Chennai: Only a few independent houses have rooftop solar panels in city
The per capita consumption, however, continues to grow at an exponential rate.
Chennai: Chennai has the second largest number of rooftop solar panels on apartments in the country, but has the least number of independent houses fitted with rooftop solar panels, according to a study conducted by the World Resource Institute (WRI).
The paper, discussed at a two-day conference organised by the Centre for Science and Environment (CSE), a Delhi based think tank, says that of the total of 1,808 households surveyed in five cities – Nagpur, Jaipur, Chennai, Chandigarh and Bangalore – Chennai had the second largest number of rooftop solar panels on apartment buildings. However, the number dropped significantly for independent houses.
“The problem could be because of ownership. Of the houses we surveyed it’s possible that the building was not owned by the tenant,” said Bharath Jairaj, Energy Director at WRI.
The problem in Chennai could also be that the net metering is an incredibly slow process, Jairaj said. “The metering guy plays hardball we’ve noticed and so it takes time.”
Rooftop solar requires proactive consumer engagement. “There is a lack of clear, credible and easily accessible sources of information and an absence of customised financial offering, which makes the experience really confusing,” Jairaj adds.
Chennai has the potential to harness enough solar energy to reduce demand by at least 20 per cent, says a report by Greenpeace India and Gujarat Energy Research and Management Institute (GERMI).
The report titled ‘Rooftop Revolution: Unleashing Chennai’s Rooftop Potential’ found that the total rooftop potential of the city is 1,380 Megawatts (MW) and that at least 46 per cent can come from residential areas.
As of today, the Grid Connected Rooftop and Small Solar Power Plants Programme, which encourages the installation of rooftop solar systems does not have enough takers or support in the country.
‘If deployment rates do not significantly increase, it is unlikely that India’s rooftop solar target of 40GW by 2022 will be met. Chennai, by virtue of being a Tier-I city, is representative of most locations in India from where the most demand of rooftop solar is likely to arise,’ the report said.
At the same time, the Chennai Metropolitan Development Authority is required to make changes under the Tamil Nadu Town and Country Planning Act to make it mandatory for all multi-storeyed buildings to harness grid-connected solar energy, which has not been implemented yet.

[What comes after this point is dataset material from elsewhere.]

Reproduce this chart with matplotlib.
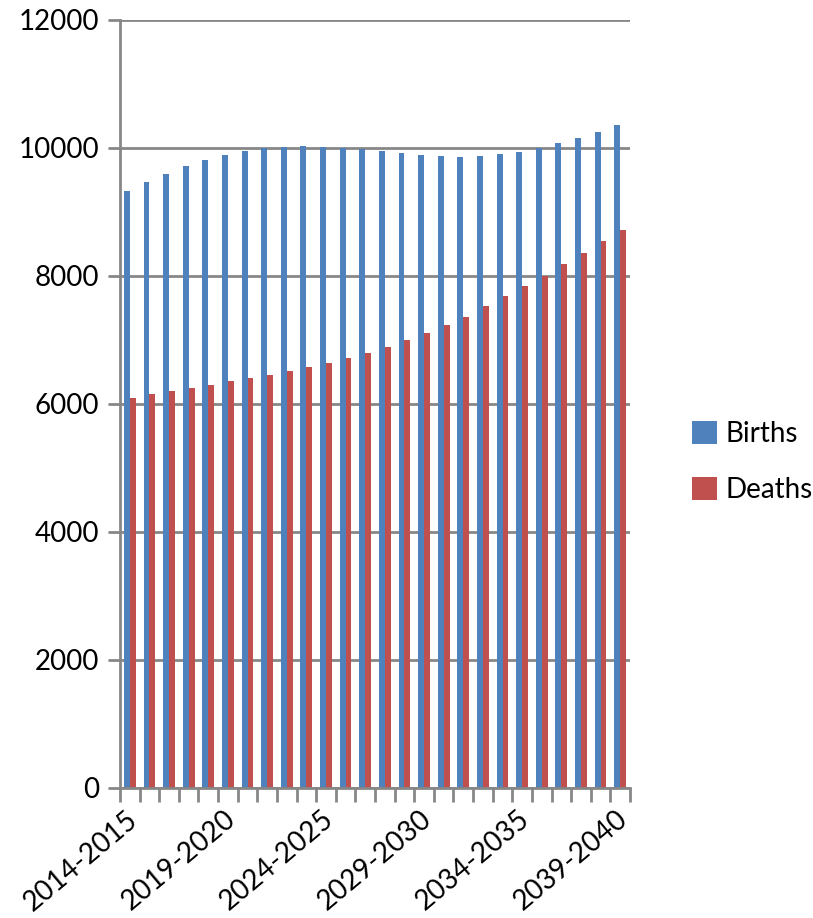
import matplotlib
matplotlib.use("Agg")
import matplotlib.pyplot as plt
import matplotlib.transforms as mtransforms
import numpy as np

periods = [f"{y}-{y + 1}" for y in range(2014, 2040)]
births = [9328, 9474, 9600, 9714, 9807, 9891, 9953, 10000, 10016, 10031,
          10016, 10005, 9979, 9948, 9917, 9896, 9880, 9865, 9880, 9901,
          9943, 10005, 10073, 10156, 10245, 10354]
deaths = [6099, 6157, 6204, 6256, 6303, 6355, 6407, 6454, 6517, 6574,
          6642, 6715, 6803, 6898, 6996, 7112, 7242, 7367, 7524, 7680,
          7842, 8005, 8194, 8366, 8543, 8720]

plt.rcParams["font.family"] = ["Lato", "DejaVu Sans"]
GRID = "#878787"
FS = 20

fig = plt.figure(figsize=(8.13, 9.18), dpi=100)
ax = fig.add_axes([120 / 813, 1 - 788 / 918, 510 / 813, 768 / 918])

x = np.arange(len(periods))
w = 0.3
ax.bar(x - w / 2, births, w, color="#4F81BD", label="Births")
ax.bar(x + w / 2, deaths, w, color="#C0504D", label="Deaths")

ax.set_xlim(-0.5, len(periods) - 0.5)
ax.set_ylim(0, 12000)
ax.set_yticks(np.arange(0, 12001, 2000))
ax.yaxis.grid(True, color=GRID, linewidth=2)
ax.set_axisbelow(True)

for s in ["top", "right"]:
    ax.spines[s].set_visible(False)
for s in ["left", "bottom"]:
    ax.spines[s].set_color(GRID)
    ax.spines[s].set_linewidth(2)

ax.tick_params(axis="y", length=9, width=2, color=GRID, labelsize=FS, pad=6)
ax.set_xticks(np.arange(-0.5, len(periods)), minor=True)
ax.tick_params(axis="x", which="minor", length=10, width=2, color=GRID)
ax.set_xticks(x[::5])
ax.set_xticklabels(periods[::5], rotation=40, ha="right",
                   rotation_mode="anchor", fontsize=FS)
ax.tick_params(axis="x", which="major", length=0, pad=13)
shift = mtransforms.ScaledTranslation(-4 / 100, 0, fig.dpi_scale_trans)
for lbl in ax.get_xticklabels():
    lbl.set_transform(lbl.get_transform() + shift)

fig.legend(loc="center left", bbox_to_anchor=(692 / 813, 1 - 462 / 918),
           frameon=False, fontsize=FS, borderpad=0, borderaxespad=0,
           handlelength=0.9, handleheight=0.9, handletextpad=0.3,
           labelspacing=1.1)

fig.savefig("out.png", dpi=100)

The per capita consumption, however, continues to grow at an exponential rate. This measure could reduce the dependence on thermal power stations, believe experts. “Switching to solar will not only help Chennai reduce air pollution by bringing down its dependence on coal as a source of power, but also help policymakers, planners and installers in Tamil Nadu contribute to India’s overall rooftop solar PV goal of 40 GW by
2022, which is crucial for India’s voluntary contribution to the Paris Agreement. We need the state government of Tamil Nadu to make it easy for residents of Chennai to adopt rooftop solar PV,” said Pujarini Sen, Climate & Energy Campaigner, Greenpeace India.